Нужно ощущать себя не иначе, как демиургом, чтобы координировать, изобретая и ёрничая, этот безостановочно формирующийся, макаберный, воскрешающийся, стихийный словесный поток (сознания?), при этом периодически выходя из него, то есть удерживая себя в границах реального времени. И понимая, что в каком бы месте в этот поток ни войти, главное – проплыть его до конца, а если поперёк, то до другого берега.
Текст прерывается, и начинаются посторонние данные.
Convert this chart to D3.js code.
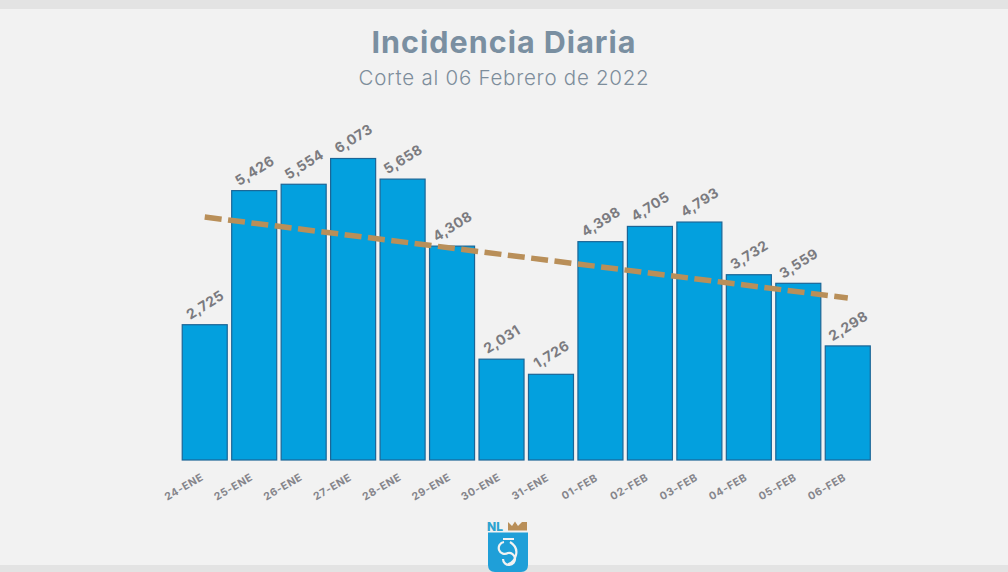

И там – встретить Слово, распавшееся у истока, и спустя долгий, выстланный чёрно-белыми текстами путь, собранное в широко раскинувшемся устье единым пазлом.
«Где больше ценят русского человека, по ту или по эту сторону Пиренеев?». Предполагаю, что вопрос самоидентификации для Бахчаняна, в силу его абсолютных претензий, стоял едва ли не на первом месте. В разговоре с ним я узнал, что соц-арт – его изобретение, да и в эволюции поп-арта во вселенной – немалая его заслуга. Создавалось впечатление, что в лабораторной тиши выпускались экспериментальные образцы, которые некая мировая, вроде масонской, «закулиса» выкрадывала и передавала по всему миру, в результате чего незаслуженно выскакивали, словно цифры в чужом джекпоте, такие имена, как Джаспер Джонс, Герхард Рихтер, Джефф Кунс, Кит Харринг, Кабаков-Булатов-Васильев-Брускин-Комар-Меламид-Соков-Косолапов-Пригов-Рубинштейн-Сухотин-Кибиров, Фрэнк Стелла, Эдвард Рушей, Дэмиен Хёрст, Энрико Кастеллани, Маурицио Каттелан и прочие остальные. Все они – клоны, развившие идеи, растащившие по «измам» и растиражировавшие по журналам, аукционам, галереям и музеям уникальные творческие находки. Тут даже не столько классический мимесис, сколько банальное, интернациональное подражание.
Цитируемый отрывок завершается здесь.